Pius XI condemned all religions except his own Church. In the German election of 1933, Pius XI ordered Catholics to support Nazism, as he had in 1923 for Mussolini. This Pope helped in destroying millions of Europeans under the jackboot of Nazism. He was one of the greatest disturbers of peace.
Pius XII was a pupil of Pius XI. If Pius XI had chastised mankind with the whips of German World War II, Pius XII chastised humanity with the scorpions of the Cold War under which the world shivered.
Elected Pope in 1939, Pius XII, to the dismay of the Vatican in 1945, saw the defeat of Germany by the Allies. He was in a delicate position. The speeches and actions of his cardinals all betrayed the Vatican's support for the Axis.

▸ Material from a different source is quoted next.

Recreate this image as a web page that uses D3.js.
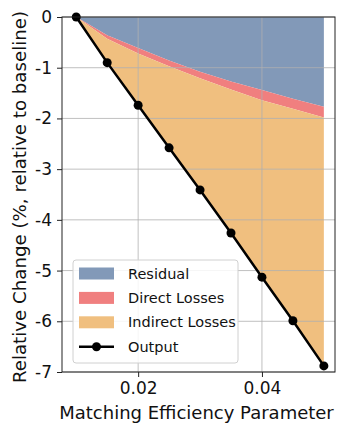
<!DOCTYPE html>
<html>
<head>
<meta charset="utf-8">
<script src="https://cdn.jsdelivr.net/npm/d3@7"></script>
<style>
  body { margin: 0; background: #fff; }
  svg { display: block; font-family: "DejaVu Sans", sans-serif; }
</style>
</head>
<body>
<svg id="canvas" width="346" height="426"></svg>
<script>
// matching efficiency parameter values
const efficiency = [0.01, 0.015, 0.02, 0.025, 0.03, 0.035, 0.04, 0.045, 0.05];
// components of the output change (%), stacked downward from 0
const residual = [0, -0.36, -0.61, -0.86, -1.08, -1.27, -1.44, -1.61, -1.77];
const directLosses = [0, -0.07, -0.11, -0.11, -0.13, -0.16, -0.2, -0.2, -0.21];
const indirectLosses = [0, -0.47, -1.02, -1.61, -2.2, -2.83, -3.49, -4.18, -4.9];
const output = [0, -0.9, -1.74, -2.58, -3.41, -4.26, -5.13, -5.99, -6.88];

const xTicks = [0.02, 0.04];
const yTicks = [0, -1, -2, -3, -4, -5, -6, -7];

const seriesNames = ["Residual", "Direct Losses", "Indirect Losses"];
const seriesColors = ["#8299b8", "#f07f7f", "#f0bf7f"];

const svg = d3.select("#canvas");
const plotLeft = 62, plotRight = 335, plotTop = 17, plotBottom = 372;

const x = d3.scaleLinear().domain([0.0077, 0.0518]).range([plotLeft, plotRight]);
const y = d3.scaleLinear().domain([-7, 0]).range([plotBottom, plotTop]);

// build rows for the stack
const rows = efficiency.map((e, i) => ({
  e: e,
  "Residual": residual[i],
  "Direct Losses": directLosses[i],
  "Indirect Losses": indirectLosses[i]
}));

const stack = d3.stack()
  .keys(seriesNames)
  .offset(d3.stackOffsetDiverging);
const layers = stack(rows);

const area = d3.area()
  .x((d) => x(d.data.e))
  .y0((d) => y(d[0]))
  .y1((d) => y(d[1]));

svg.append("g")
  .selectAll("path")
  .data(layers)
  .enter()
  .append("path")
  .attr("d", area)
  .attr("fill", (d, i) => seriesColors[i]);

// grid on top of the areas
const grid = svg.append("g").attr("stroke", "#b0b0b0").attr("stroke-width", 0.8);
grid.selectAll("line.gx")
  .data(xTicks)
  .enter()
  .append("line")
  .attr("x1", (d) => x(d)).attr("x2", (d) => x(d))
  .attr("y1", plotTop).attr("y2", plotBottom);
grid.selectAll("line.gy")
  .data(yTicks)
  .enter()
  .append("line")
  .attr("x1", plotLeft).attr("x2", plotRight)
  .attr("y1", (d) => y(d)).attr("y2", (d) => y(d));

// output line with markers
const line = d3.line()
  .x((d, i) => x(efficiency[i]))
  .y((d) => y(d));

svg.append("path")
  .datum(output)
  .attr("d", line)
  .attr("fill", "none")
  .attr("stroke", "#000")
  .attr("stroke-width", 2.5);

svg.append("g")
  .selectAll("circle")
  .data(output)
  .enter()
  .append("circle")
  .attr("cx", (d, i) => x(efficiency[i]))
  .attr("cy", (d) => y(d))
  .attr("r", 4.5)
  .attr("fill", "#000");

// axes
const xAxis = d3.axisBottom(x).tickValues(xTicks).tickSize(5).tickPadding(5)
  .tickFormat(d3.format(".2f"));
const yAxis = d3.axisLeft(y).tickValues(yTicks).tickSize(5).tickPadding(5)
  .tickFormat((d) => String(d));

const gx = svg.append("g").attr("transform", `translate(0,${plotBottom})`).call(xAxis);
const gy = svg.append("g").attr("transform", `translate(${plotLeft},0)`).call(yAxis);
[gx, gy].forEach((g) => {
  g.select(".domain").remove();
  g.selectAll("line").attr("stroke", "#222").attr("stroke-width", 1);
  g.selectAll("text").attr("font-size", 17).attr("fill", "#111")
    .attr("font-family", "DejaVu Sans, sans-serif");
});

// frame
svg.append("rect")
  .attr("x", plotLeft).attr("y", plotTop)
  .attr("width", plotRight - plotLeft).attr("height", plotBottom - plotTop)
  .attr("fill", "none").attr("stroke", "#222").attr("stroke-width", 1);

// axis labels
svg.append("text")
  .attr("x", (plotLeft + plotRight) / 2 - 2).attr("y", 419)
  .attr("text-anchor", "middle").attr("font-size", 18).attr("fill", "#111")
  .text("Matching Efficiency Parameter");

svg.append("text")
  .attr("transform", "translate(26,197) rotate(-90)")
  .attr("text-anchor", "middle").attr("font-size", 18.2).attr("fill", "#111")
  .text("Relative Change (%, relative to baseline)");

// legend
const legend = svg.append("g");
legend.append("rect")
  .attr("x", 73).attr("y", 260).attr("width", 165).attr("height", 103)
  .attr("rx", 3).attr("fill", "#fff").attr("fill-opacity", 0.85)
  .attr("stroke", "#d0d0d0").attr("stroke-width", 1);

const legendItems = seriesNames.concat(["Output"]);
const item = legend.selectAll("g")
  .data(legendItems)
  .enter()
  .append("g")
  .attr("transform", (d, i) => `translate(0,${273.5 + i * 24.4})`);

item.filter((d, i) => i < 3)
  .append("rect")
  .attr("x", 79).attr("y", -6).attr("width", 35).attr("height", 12)
  .attr("fill", (d, i) => seriesColors[i]);

const outItem = item.filter((d, i) => i === 3);
outItem.append("line")
  .attr("x1", 79).attr("x2", 114).attr("y1", 0).attr("y2", 0)
  .attr("stroke", "#000").attr("stroke-width", 2.5);
outItem.append("circle")
  .attr("cx", 96.5).attr("cy", 0).attr("r", 4.5).attr("fill", "#000");

item.append("text")
  .attr("x", 128).attr("y", 0).attr("dy", "0.35em")
  .attr("font-size", 14.5).attr("fill", "#111")
  .text((d) => d);
</script>
</body>
</html>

Pope Pius XII in 1945 did a political somersault. He went to the microphones to address the world. This man who helped to raise Hitler to power had the gall to tell the Western leaders: "create a better Europe with . . . human dignity . . . and above all, the holy principle of equality of rights of all people."
His audacity continued in his Christmas message of 1945, "The totalitarian state is diametrically opposed to the principles of Democracy." Why did Pius XII begin to advocate Democracy in 1945? It was to retrieve the Papal defeat. Papal support of democracy was phony then and still is today.
The Pope extricated himself with amazing celerity. In no time, all blame for the Vatican's pro-Axis behavior was forgotten and Pius XII was included as being one of the leaders of the so-called "Free World."
Most bizarre is the Vatican's silence on its Hitler-Mussolini war compact which never surfaced during the recent celebration. And so, on the day that I write this-June 6, 1994, D-Day, the suppression of the Vatican's attempt to derail the success of the Allies is a blot on its evil machinations! (As I finish this article, the radio announces that Pope John Paul II has asked his cardinals to admit the Church's past mistakes to the world.)